• **Directions**: Copy exactly the lines from the beginning of the data down to and including the line holding "const yMax = 11;", without any pictures.

________________

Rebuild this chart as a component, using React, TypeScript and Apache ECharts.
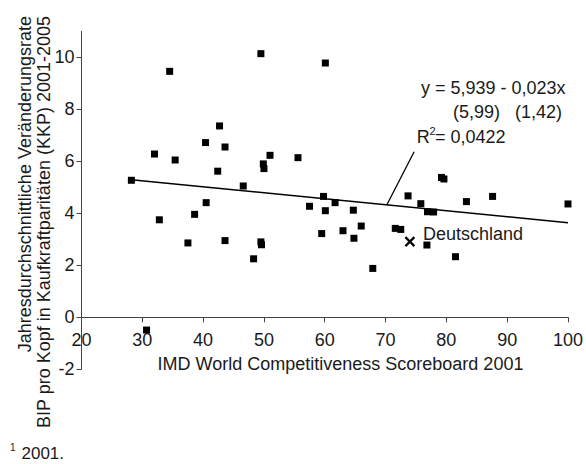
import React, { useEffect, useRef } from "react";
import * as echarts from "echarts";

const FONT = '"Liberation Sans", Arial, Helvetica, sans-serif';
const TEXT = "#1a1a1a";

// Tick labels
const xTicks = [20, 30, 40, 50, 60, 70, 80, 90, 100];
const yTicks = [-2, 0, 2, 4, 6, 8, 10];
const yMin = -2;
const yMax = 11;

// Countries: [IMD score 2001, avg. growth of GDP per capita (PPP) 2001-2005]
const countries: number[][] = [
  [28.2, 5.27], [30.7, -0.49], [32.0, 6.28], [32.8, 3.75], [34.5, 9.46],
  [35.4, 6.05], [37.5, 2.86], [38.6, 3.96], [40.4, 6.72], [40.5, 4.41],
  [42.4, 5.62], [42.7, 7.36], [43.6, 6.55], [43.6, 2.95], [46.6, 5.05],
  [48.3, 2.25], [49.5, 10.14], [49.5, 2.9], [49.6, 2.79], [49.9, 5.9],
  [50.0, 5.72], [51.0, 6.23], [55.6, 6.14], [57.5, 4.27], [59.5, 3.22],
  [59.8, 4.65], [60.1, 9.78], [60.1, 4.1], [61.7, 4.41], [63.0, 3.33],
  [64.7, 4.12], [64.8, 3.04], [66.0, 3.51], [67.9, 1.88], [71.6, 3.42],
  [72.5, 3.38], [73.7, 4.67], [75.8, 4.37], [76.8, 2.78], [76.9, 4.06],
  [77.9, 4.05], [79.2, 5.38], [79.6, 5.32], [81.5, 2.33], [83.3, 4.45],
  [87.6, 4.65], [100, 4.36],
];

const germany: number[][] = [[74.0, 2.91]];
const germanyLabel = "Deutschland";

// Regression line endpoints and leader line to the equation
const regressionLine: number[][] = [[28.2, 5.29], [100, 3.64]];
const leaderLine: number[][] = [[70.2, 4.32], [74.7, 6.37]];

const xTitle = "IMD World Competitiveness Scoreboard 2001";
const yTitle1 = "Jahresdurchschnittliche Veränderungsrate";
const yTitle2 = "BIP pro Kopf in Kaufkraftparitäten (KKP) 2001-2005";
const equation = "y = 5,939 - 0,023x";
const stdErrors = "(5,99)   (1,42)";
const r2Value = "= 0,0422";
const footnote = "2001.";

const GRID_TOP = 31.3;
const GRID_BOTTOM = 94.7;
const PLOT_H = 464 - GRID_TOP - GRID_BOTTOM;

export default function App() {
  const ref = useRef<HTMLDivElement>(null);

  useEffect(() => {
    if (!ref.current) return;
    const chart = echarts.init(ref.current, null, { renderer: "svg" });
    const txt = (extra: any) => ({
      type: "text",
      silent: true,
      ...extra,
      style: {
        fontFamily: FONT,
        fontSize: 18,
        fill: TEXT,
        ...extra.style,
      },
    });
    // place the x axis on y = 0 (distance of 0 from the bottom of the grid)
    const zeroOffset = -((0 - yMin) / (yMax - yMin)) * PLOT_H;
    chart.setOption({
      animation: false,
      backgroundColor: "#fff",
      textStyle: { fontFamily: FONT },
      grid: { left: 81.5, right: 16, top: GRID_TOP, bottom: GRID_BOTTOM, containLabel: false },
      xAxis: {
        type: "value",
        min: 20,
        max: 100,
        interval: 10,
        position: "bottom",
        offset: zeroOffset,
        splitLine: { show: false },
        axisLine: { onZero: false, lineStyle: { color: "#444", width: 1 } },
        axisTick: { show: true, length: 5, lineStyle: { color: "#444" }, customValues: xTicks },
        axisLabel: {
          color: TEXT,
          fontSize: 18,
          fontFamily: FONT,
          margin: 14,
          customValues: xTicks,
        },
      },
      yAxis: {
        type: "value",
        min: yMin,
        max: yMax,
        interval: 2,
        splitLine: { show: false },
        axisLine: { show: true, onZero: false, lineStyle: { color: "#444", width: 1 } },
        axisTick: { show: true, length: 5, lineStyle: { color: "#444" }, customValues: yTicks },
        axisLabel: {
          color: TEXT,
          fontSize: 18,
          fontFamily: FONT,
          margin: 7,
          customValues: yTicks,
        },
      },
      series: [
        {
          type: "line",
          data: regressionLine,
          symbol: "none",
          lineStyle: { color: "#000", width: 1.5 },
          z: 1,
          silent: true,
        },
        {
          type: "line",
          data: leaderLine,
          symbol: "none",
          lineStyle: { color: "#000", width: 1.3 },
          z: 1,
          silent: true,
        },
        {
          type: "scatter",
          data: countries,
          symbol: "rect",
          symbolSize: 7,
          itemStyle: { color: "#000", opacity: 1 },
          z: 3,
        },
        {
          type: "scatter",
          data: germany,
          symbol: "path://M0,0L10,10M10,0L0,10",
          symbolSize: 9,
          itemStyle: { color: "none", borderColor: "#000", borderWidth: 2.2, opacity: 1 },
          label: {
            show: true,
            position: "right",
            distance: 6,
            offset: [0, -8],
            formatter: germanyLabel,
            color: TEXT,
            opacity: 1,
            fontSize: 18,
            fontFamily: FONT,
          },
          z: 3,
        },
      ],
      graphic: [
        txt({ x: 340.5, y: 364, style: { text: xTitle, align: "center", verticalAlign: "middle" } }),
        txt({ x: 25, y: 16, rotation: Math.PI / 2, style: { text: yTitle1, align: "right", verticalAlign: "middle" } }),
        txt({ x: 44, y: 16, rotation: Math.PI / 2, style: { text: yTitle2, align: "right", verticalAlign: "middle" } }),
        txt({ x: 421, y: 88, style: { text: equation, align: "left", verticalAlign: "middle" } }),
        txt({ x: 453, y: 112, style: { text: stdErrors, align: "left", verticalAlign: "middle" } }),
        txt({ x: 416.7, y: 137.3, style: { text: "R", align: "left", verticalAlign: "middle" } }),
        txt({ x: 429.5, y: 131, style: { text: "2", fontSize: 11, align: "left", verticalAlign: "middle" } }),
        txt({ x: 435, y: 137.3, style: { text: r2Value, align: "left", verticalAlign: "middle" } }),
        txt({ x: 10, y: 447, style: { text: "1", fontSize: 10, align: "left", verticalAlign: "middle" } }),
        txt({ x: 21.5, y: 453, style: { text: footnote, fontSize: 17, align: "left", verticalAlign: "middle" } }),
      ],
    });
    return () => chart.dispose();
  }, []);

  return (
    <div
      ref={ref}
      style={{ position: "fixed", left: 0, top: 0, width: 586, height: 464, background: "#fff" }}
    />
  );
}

________________

• **Complete response**:
Rebuild this chart as a component, using React, TypeScript and Apache ECharts.
import React, { useEffect, useRef } from "react";
import * as echarts from "echarts";

const FONT = '"Liberation Sans", Arial, Helvetica, sans-serif';
const TEXT = "#1a1a1a";

// Tick labels
const xTicks = [20, 30, 40, 50, 60, 70, 80, 90, 100];
const yTicks = [-2, 0, 2, 4, 6, 8, 10];
const yMin = -2;
const yMax = 11;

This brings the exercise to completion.